BOSS Matt Tubbs bemoaned his side’s lack of cutting edge as Poole Town slumped to a fourth successive defeat, admitting: “The tide has got to turn.”

A 2-0 home loss to Hayes & Yeading on Tuesday night leaves Dolphins as close to the Southern League Premier South relegation zone as they are to the play-off places, eight points away from both.

It also marked a third straight defeat at BlackGold Stadium in the space of eight days, capitulating to let a two-goal lead slip and lose 5-4 to Salisbury last week, before a 3-0 loss to Hanwell Town on Saturday.

Reflecting on defeat to Mark Molesley’s Hayes, Tubbs told the Daily Echo: “I’ve been frustrated previously, but I was really disappointed (on Tuesday).

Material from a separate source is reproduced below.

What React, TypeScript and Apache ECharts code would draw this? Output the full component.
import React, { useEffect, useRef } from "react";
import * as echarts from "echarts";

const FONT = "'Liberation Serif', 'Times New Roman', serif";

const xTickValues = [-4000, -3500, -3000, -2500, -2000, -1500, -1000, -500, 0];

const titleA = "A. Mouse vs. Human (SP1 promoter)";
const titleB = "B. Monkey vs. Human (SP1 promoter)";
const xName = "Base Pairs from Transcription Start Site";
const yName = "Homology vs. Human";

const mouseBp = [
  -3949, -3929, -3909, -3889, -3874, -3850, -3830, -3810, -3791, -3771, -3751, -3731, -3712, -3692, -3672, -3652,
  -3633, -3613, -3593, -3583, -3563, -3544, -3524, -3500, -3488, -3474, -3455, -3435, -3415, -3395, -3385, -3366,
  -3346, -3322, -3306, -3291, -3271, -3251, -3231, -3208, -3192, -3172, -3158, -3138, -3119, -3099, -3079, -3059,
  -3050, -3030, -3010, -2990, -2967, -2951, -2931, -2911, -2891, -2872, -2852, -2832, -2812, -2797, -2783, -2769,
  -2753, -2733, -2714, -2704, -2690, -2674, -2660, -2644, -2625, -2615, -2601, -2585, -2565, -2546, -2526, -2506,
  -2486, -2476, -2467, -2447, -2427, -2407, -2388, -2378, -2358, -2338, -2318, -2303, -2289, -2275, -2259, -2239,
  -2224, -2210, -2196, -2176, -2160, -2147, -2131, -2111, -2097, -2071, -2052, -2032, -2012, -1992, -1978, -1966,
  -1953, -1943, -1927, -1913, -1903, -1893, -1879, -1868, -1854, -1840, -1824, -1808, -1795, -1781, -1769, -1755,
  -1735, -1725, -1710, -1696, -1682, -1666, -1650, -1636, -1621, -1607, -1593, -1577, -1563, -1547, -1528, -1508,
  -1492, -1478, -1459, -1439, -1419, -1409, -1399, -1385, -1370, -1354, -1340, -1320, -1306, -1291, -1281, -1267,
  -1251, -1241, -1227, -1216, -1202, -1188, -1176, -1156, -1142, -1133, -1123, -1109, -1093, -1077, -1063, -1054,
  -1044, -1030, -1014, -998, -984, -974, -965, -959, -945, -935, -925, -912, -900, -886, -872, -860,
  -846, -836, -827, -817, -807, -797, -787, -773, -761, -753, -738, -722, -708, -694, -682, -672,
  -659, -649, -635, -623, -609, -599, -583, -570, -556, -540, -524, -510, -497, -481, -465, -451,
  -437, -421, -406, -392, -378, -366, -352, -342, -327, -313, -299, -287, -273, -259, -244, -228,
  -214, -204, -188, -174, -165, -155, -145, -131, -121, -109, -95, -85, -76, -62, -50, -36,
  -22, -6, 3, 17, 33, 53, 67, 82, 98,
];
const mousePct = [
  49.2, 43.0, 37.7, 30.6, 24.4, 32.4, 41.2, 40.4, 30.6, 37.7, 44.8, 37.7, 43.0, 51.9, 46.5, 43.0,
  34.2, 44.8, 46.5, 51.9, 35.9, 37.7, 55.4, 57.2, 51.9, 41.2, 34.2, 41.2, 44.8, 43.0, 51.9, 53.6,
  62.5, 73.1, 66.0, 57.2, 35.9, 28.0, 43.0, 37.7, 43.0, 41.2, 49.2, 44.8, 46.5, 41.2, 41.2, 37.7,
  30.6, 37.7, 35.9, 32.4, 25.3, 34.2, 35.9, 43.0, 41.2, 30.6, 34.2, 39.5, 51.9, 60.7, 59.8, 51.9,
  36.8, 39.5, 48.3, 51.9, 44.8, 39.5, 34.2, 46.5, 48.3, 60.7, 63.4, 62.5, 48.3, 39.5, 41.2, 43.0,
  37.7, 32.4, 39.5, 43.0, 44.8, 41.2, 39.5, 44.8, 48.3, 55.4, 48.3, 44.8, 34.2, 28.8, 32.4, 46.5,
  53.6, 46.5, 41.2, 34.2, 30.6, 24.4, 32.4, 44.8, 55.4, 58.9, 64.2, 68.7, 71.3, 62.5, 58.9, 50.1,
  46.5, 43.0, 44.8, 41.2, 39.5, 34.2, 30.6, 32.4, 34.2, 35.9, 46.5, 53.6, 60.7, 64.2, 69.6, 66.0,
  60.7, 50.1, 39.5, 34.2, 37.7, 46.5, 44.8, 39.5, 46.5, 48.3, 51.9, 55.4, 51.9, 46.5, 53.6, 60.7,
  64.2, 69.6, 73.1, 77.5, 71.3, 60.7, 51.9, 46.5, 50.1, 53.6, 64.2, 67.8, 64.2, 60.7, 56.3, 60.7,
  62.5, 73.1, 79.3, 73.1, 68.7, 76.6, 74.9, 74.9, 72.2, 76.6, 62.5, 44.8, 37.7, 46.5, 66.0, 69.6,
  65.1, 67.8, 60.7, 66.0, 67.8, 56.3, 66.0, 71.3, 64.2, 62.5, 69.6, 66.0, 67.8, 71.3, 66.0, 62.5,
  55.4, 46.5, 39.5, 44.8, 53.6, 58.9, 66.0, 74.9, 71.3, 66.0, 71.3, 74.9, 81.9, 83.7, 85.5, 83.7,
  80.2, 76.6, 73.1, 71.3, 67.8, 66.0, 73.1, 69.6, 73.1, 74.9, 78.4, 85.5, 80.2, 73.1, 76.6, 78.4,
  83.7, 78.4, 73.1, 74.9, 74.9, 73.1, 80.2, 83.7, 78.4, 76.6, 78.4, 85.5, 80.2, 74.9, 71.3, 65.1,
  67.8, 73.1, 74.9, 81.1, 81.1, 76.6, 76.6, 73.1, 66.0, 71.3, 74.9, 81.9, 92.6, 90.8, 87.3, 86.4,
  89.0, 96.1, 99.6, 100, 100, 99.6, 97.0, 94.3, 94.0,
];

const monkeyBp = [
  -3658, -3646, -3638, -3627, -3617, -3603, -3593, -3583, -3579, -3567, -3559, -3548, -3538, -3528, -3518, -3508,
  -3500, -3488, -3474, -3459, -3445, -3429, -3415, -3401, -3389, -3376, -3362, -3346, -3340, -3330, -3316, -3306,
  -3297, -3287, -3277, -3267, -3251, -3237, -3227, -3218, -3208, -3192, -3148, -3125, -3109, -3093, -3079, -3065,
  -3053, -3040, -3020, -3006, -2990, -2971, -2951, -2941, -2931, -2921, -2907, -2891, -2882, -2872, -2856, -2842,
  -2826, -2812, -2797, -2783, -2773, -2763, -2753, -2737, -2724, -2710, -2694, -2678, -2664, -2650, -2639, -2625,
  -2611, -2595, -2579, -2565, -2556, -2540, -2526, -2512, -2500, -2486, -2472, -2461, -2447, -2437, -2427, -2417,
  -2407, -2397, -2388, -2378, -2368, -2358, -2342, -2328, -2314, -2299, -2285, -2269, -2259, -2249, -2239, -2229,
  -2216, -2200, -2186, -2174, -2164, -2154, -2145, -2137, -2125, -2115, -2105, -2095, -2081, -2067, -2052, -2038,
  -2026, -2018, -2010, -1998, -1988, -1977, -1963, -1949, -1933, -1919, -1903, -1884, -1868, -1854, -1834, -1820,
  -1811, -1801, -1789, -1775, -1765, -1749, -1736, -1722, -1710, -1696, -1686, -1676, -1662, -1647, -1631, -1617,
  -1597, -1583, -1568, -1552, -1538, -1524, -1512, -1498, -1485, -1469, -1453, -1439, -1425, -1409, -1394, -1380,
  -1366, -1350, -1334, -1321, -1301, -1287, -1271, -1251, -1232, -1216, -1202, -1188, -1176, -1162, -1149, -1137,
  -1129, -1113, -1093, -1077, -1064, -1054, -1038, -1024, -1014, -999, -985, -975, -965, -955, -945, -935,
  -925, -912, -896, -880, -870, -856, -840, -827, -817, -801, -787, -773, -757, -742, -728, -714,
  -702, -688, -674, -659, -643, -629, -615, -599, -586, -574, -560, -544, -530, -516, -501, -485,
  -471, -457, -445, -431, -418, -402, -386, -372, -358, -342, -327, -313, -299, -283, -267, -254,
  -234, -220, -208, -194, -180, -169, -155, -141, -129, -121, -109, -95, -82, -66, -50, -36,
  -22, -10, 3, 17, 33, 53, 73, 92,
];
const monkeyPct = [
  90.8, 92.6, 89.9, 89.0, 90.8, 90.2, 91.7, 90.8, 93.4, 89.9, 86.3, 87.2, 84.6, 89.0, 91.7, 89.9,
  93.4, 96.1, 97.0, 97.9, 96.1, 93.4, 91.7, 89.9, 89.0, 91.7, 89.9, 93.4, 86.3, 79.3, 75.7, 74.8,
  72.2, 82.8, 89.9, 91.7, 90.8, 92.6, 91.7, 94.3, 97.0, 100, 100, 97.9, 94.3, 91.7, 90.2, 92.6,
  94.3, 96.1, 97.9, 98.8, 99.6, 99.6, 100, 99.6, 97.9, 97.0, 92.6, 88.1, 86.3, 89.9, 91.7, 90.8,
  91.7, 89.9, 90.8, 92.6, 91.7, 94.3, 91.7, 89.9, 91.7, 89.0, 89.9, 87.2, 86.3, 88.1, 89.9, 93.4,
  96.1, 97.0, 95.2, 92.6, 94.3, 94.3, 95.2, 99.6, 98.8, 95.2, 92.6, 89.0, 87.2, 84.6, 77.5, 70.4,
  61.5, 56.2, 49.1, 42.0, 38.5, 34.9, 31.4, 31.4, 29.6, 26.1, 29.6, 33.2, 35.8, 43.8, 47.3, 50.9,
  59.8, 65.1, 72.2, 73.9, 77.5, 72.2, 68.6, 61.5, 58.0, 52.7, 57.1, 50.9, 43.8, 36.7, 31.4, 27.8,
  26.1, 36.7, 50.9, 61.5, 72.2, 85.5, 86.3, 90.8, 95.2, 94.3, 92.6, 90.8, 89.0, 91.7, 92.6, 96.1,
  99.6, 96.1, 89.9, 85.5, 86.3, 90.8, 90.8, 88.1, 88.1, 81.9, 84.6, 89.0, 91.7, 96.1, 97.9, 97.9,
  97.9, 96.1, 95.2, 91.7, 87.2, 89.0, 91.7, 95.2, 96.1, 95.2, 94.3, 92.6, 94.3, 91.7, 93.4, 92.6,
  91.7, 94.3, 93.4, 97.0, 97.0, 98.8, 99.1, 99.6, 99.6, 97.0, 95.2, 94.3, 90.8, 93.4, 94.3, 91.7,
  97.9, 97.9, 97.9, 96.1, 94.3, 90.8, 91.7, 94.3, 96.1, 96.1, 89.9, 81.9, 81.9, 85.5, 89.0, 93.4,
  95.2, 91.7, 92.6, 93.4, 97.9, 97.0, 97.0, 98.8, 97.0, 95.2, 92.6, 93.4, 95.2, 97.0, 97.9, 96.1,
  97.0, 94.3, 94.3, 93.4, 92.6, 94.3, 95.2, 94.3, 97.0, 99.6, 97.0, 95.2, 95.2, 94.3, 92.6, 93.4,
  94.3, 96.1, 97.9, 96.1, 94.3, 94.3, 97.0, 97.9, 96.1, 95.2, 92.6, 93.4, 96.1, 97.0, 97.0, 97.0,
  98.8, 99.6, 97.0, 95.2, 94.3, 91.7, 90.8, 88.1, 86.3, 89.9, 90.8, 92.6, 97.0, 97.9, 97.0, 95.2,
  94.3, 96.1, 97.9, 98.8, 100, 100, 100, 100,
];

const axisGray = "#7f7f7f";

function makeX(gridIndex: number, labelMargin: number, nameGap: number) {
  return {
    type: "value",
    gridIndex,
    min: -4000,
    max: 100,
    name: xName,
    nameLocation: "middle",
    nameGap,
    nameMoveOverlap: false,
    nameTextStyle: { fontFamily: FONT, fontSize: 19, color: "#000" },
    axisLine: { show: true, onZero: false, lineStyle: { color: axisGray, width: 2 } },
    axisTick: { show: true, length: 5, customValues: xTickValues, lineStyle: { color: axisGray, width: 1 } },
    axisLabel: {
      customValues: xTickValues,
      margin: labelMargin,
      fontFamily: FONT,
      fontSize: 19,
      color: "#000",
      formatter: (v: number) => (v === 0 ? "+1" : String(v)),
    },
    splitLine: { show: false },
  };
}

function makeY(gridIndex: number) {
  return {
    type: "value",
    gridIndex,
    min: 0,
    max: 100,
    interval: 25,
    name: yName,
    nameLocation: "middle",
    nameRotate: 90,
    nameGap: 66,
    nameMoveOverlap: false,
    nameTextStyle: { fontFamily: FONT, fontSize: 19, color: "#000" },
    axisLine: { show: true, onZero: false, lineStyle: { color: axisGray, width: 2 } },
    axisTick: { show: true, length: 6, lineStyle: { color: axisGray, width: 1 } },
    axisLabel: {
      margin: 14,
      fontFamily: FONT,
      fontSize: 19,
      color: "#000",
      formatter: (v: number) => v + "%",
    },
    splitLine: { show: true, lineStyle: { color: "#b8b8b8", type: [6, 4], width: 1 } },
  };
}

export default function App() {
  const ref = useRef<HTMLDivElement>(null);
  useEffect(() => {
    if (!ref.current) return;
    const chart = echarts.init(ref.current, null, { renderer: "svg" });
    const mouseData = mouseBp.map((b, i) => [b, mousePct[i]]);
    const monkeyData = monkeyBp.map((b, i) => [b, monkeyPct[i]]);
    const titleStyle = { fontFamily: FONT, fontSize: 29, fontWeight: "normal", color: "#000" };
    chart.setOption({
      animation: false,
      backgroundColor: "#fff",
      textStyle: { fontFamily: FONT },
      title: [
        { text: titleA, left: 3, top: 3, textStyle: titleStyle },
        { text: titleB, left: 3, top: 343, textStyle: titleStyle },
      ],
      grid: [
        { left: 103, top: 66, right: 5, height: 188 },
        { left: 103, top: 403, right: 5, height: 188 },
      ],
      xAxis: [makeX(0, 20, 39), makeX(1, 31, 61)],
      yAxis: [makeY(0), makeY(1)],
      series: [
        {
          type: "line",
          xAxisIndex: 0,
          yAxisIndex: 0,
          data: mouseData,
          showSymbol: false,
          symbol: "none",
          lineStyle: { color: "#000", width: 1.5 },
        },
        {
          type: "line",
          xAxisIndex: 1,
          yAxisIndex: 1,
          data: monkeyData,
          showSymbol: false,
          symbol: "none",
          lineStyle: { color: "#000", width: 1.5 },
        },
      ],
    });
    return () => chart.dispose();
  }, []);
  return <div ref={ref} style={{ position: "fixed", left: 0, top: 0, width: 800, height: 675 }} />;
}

“I thought we dominated, especially in the first half. I thought we played some really good stuff.

“We nullified them. They maybe had one chance. We had some really good opportunities.

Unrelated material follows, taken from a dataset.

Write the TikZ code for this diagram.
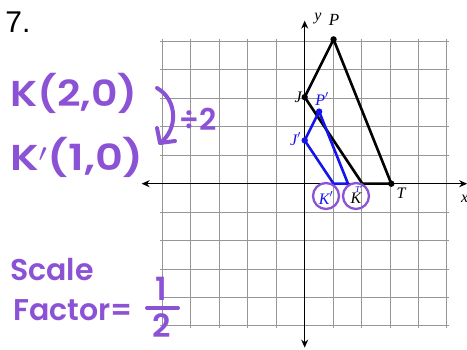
\documentclass[tikz,border=0pt]{standalone}
\usepackage{fontspec}
\newfontfamily\hand{Poppins}[BoldFont={* SemiBold}]
\newfontfamily\plain{Liberation Sans}
\newfontfamily\serif{Liberation Serif}
\usetikzlibrary{arrows.meta}
\definecolor{purp}{RGB}{140,82,214}
\definecolor{gridc}{RGB}{150,150,150}
\definecolor{blu}{RGB}{20,20,235}
\tikzset{
  handtxt/.style={text=purp,inner sep=0pt,font=\hand\bfseries\fontsize{36}{36}\selectfont},
  lbl/.style={inner sep=0pt,font=\serif\fontsize{16}{16}\selectfont\itshape},
  bluelbl/.style={lbl,text=blu},
  axis/.style={line width=1.2pt,-{Stealth[length=8pt,width=7pt]}},
  figblack/.style={line width=2.6pt,line join=round,black},
  figblue/.style={line width=2.6pt,line join=round,blu},
  ring/.style={draw=purp,line width=2.3pt,circle,minimum size=26pt,inner sep=0pt},
  handline/.style={draw=purp,line width=4pt,line cap=round,line join=round}
}
\begin{document}
\begin{tikzpicture}[x=1pt,y=-1pt]
\useasboundingbox (0,0) rectangle (467,350);
\fill[white] (0,0) rectangle (467,350);
\begin{scope}[shift={(304.7,183.7)},x=28.86pt,y=28.86pt]
  \draw[gridc,line width=1pt] (-5,-5) grid (5,5);
  \coordinate (xl) at (-5.65,0); \coordinate (xr) at (5.63,0);
  \coordinate (yb) at (0,-5.68); \coordinate (yt) at (0,5.65);
  \coordinate (O) at (0,0);
  \draw[axis] (O) -- (xl); \draw[axis] (O) -- (xr);
  \draw[axis] (O) -- (yb); \draw[axis] (O) -- (yt);
  \coordinate (J) at (0,3); \coordinate (P) at (1,5);
  \coordinate (T) at (3,0); \coordinate (K) at (2,0);
  \coordinate (J2) at (0,1.5); \coordinate (P2) at (0.5,2.5);
  \coordinate (T2) at (1.5,0); \coordinate (K2) at (1,0);
  \draw[figblack] (J) -- (P) -- (T) -- (K) -- cycle;
  \draw[figblue] (J2) -- (P2) -- (T2) -- (K2) -- cycle;
  \fill (J) circle (3.2pt); \fill (P) circle (3.2pt); \fill (T) circle (3.2pt);
  \fill[blu] (J2) circle (3.2pt); \fill[blu] (P2) circle (3.2pt);
\end{scope}
% axis and point labels
\node[lbl] (ylab) at (318,19) {y};
\node[lbl,font=\serif\fontsize{17}{17}\selectfont\itshape] (Plab) at (334,20) {P};
\node[lbl,anchor=east] (Jlab) at (302,97) {J};
\node[bluelbl] (P2lab) at (322,99) {P$'$};
\node[bluelbl,anchor=east] (J2lab) at (301,139) {J$'$};
\node[lbl] (Tlab) at (401,193) {T};
\node[lbl,anchor=west] (xlab) at (461,199) {x};
\node[bluelbl,font=\serif\fontsize{9}{9}\selectfont\itshape] (T2lab) at (359,189) {T$'$};
\node[lbl] (Klab) at (356,198) {K};
\node[bluelbl] (K2lab) at (326,198) {K$'$};
\node[ring] (ringK2) at (326,196) {};
\node[ring] (ringK) at (356,196) {};
% handwriting
\node[inner sep=0pt,font=\plain\fontsize{30}{30}\selectfont] (num) at (18,22) {7.};
\node[handtxt,xscale=1.14] (k1) at (74,93) {K(2,0)};
\node[handtxt,xscale=1.2] (k2) at (77,157) {K$'$(1,0)};
\node[handtxt,font=\hand\bfseries\fontsize{30}{30}\selectfont] (div) at (198,119) {÷2};
\coordinate (a1) at (157,88);
\coordinate (a2) at (160,143);
\draw[handline] (a1) .. controls (178,100) and (178,130) .. (a2);
\draw[handline] (175,141) -- (a2) -- (157,128);
\node[handtxt,font=\hand\bfseries\fontsize{30}{30}\selectfont] (sc) at (52,270) {Scale};
\node[handtxt,font=\hand\bfseries\fontsize{30}{30}\selectfont] (fa) at (73,310) {Factor=};
\node[handtxt,font=\hand\bfseries\fontsize{32}{32}\selectfont] (one) at (161,289) {1};
\node[handtxt,font=\hand\bfseries\fontsize{32}{32}\selectfont] (two) at (162,326) {2};
\draw[handline] (147,308) -- (178,308);
\end{tikzpicture}
\end{document}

“But the higher up the leagues you go, if you don’t punish teams, you don’t put the ball in the back of the net, you get punished yourselves. We found ourselves on the receiving end of that.

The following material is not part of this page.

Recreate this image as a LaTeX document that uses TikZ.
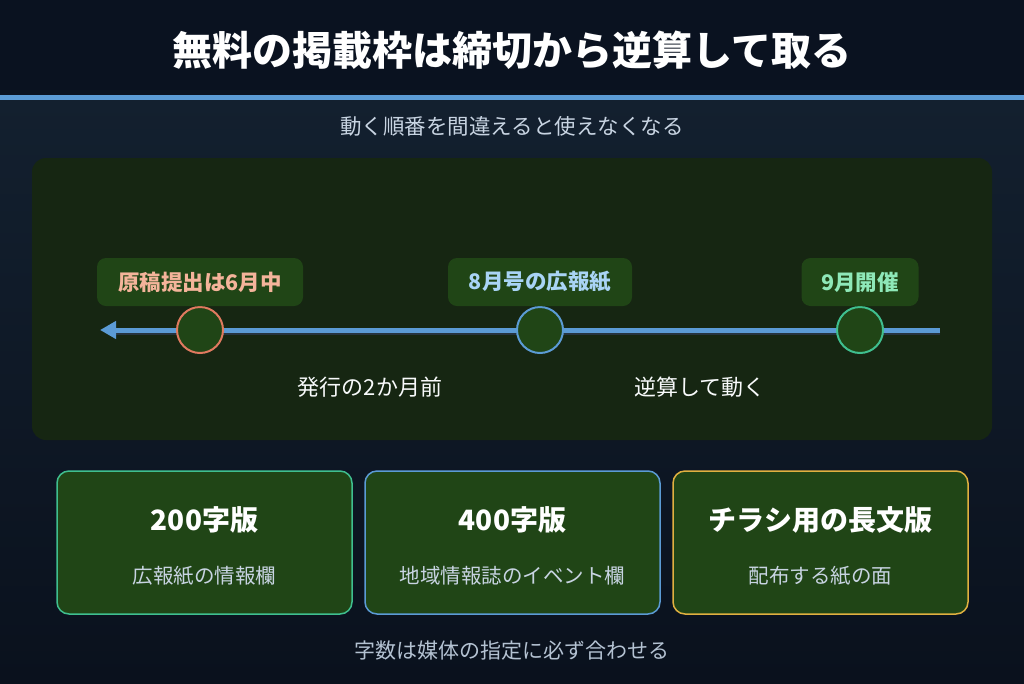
\documentclass[tikz,border=0pt]{standalone}
\usepackage{fontspec}
\setmainfont{Noto Sans CJK JP}
\newfontfamily\jp{Noto Sans CJK JP}
\usetikzlibrary{arrows.meta,shadings}
\definecolor{bgtop}{HTML}{0A1220}
\definecolor{bgmid}{HTML}{13202F}
\definecolor{bgbot}{HTML}{0A111D}
\definecolor{accent}{HTML}{5B9BD5}
\definecolor{panel}{HTML}{162612}
\definecolor{boxfill}{HTML}{204516}
\definecolor{coral}{HTML}{E07A5F}
\definecolor{coraltxt}{HTML}{F4B49A}
\definecolor{bluetxt}{HTML}{A9D4F5}
\definecolor{grn}{HTML}{3FBF8F}
\definecolor{grntxt}{HTML}{8EE8B8}
\definecolor{gold}{HTML}{E0B040}
\definecolor{subtxt}{HTML}{C8D4E2}
\definecolor{foot}{HTML}{B4C2D2}
\definecolor{shadowc}{HTML}{26343F}
\tikzset{
  lbl/.style={fill=boxfill, rounded corners=9pt, minimum height=48pt, inner xsep=16pt, font=\jp\bfseries\fontsize{21.5}{24}\selectfont},
  dot/.style={circle, fill=boxfill, line width=2pt, minimum size=46pt, inner sep=0pt},
  card/.style={fill=boxfill, rounded corners=12pt, line width=1.5pt, minimum width=295pt, minimum height=143pt},
  cardtitle/.style={text=white, font=\jp\bfseries\fontsize{28}{32}\selectfont},
  cardsub/.style={text=subtxt, font=\jp\fontsize{20.5}{24}\selectfont},
  note/.style={text=white!88!subtxt, font=\jp\fontsize{22}{26}\selectfont}
}
\begin{document}
\begin{tikzpicture}[x=1pt,y=-1pt]
\useasboundingbox (0,0) rectangle (1024,683);
\fill[bgtop] (0,0) rectangle (1024,96);
\shade[top color=bgmid, bottom color=bgbot] (0,96) rectangle (1024,683);
\fill[accent] (0,94.5) rectangle (1024,99.5);
\node[text=white, font=\jp\bfseries\fontsize{40}{46}\selectfont] (title) at (512,50) {無料の掲載枠は締切から逆算して取る};
\node[text=subtxt, font=\jp\fontsize{21.5}{25}\selectfont] (sub) at (512,126) {動く順番を間違えると使えなくなる};
\fill[panel, rounded corners=14pt] (32,158) rectangle (992,440);
% timeline
\coordinate (tend) at (940,330);
\coordinate (ttip) at (100,330);
\draw[shadowc, line width=5pt] (940,332.5) -- (114,332.5);
\draw[accent, line width=5pt, -{Triangle[length=16pt,width=17pt]}] (tend) -- (ttip);
\node[dot, draw=coral] (d1) at (200,330) {};
\node[dot, draw=accent] (d2) at (540,330) {};
\node[dot, draw=grn] (d3) at (860,330) {};
\node[lbl, text=coraltxt, minimum width=206pt] (l1) at (200,282) {原稿提出は6月中};
\node[lbl, text=bluetxt, minimum width=184pt] (l2) at (540,282) {8月号の広報紙};
\node[lbl, text=grntxt, minimum width=117pt] (l3) at (860,282) {9月開催};
\node[note] (n1) at (370,387) {発行の2か月前};
\node[note] (n2) at (700,387) {逆算して動く};
% cards
\node[card, draw=grn] (c1) at (204.5,542.5) {};
\node[card, draw=accent] (c2) at (512.5,542.5) {};
\node[card, draw=gold] (c3) at (820.5,542.5) {};
\node[cardtitle] (t1) at (204.5,520) {200字版};
\node[cardtitle] (t2) at (512.5,520) {400字版};
\node[cardtitle] (t3) at (820.5,520) {チラシ用の長文版};
\node[cardsub] (s1) at (204.5,576) {広報紙の情報欄};
\node[cardsub] (s2) at (512.5,576) {地域情報誌のイベント欄};
\node[cardsub] (s3) at (820.5,576) {配布する紙の面};
\node[text=foot, font=\jp\fontsize{21}{25}\selectfont] (ft) at (512,651) {字数は媒体の指定に必ず合わせる};
\end{tikzpicture}
\end{document}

“I thought we had some really good chances. I thought the goals we conceded were a little bit soft. I’ll watch them back and might have a different opinion.

“But I’m disappointed. Clearly the tide has got to turn at some point.

“If we play like we can and get our noses in front, no-one will beat us.

“It’s just having the will to stick everything in the back of the net and I don’t think we really had that.”

After a goalless first half, two goals inside seven second-half minutes from Mo Bettamer and Ayo Faniyan earned the points for the visitors.

“We played some really good stuff,” insisted Tubbs.

“I said at half-time that is probably the best collectively we’ve actually played, playing through teams, round teams and over teams.

“I’d be more disappointed if we weren’t creating chances, because then we’re not doing our job right on the training pitch.

“But we are creating loads of chances, which is the only positive I can take from it.

“We’re creating a lot, they’re doing everything we’ve asked, apart from sticking the ball in the back of the net.

“On another day, we get three points (on Tuesday) and we get three points on Saturday. But we’re not.

“We’re on the back of four defeats, which is really tough to take.

“No manager, coach or staff anywhere wants to be on the receiving end of that.

“But we can’t rest on it. The games come thick and fast now.

“We have to dust ourselves down now and go into Salisbury as positive as we can.”

Dolphins head to the Raymond McEnhill Stadium on Saturday to face Brian Dutton’s title-chasing Whites (3pm).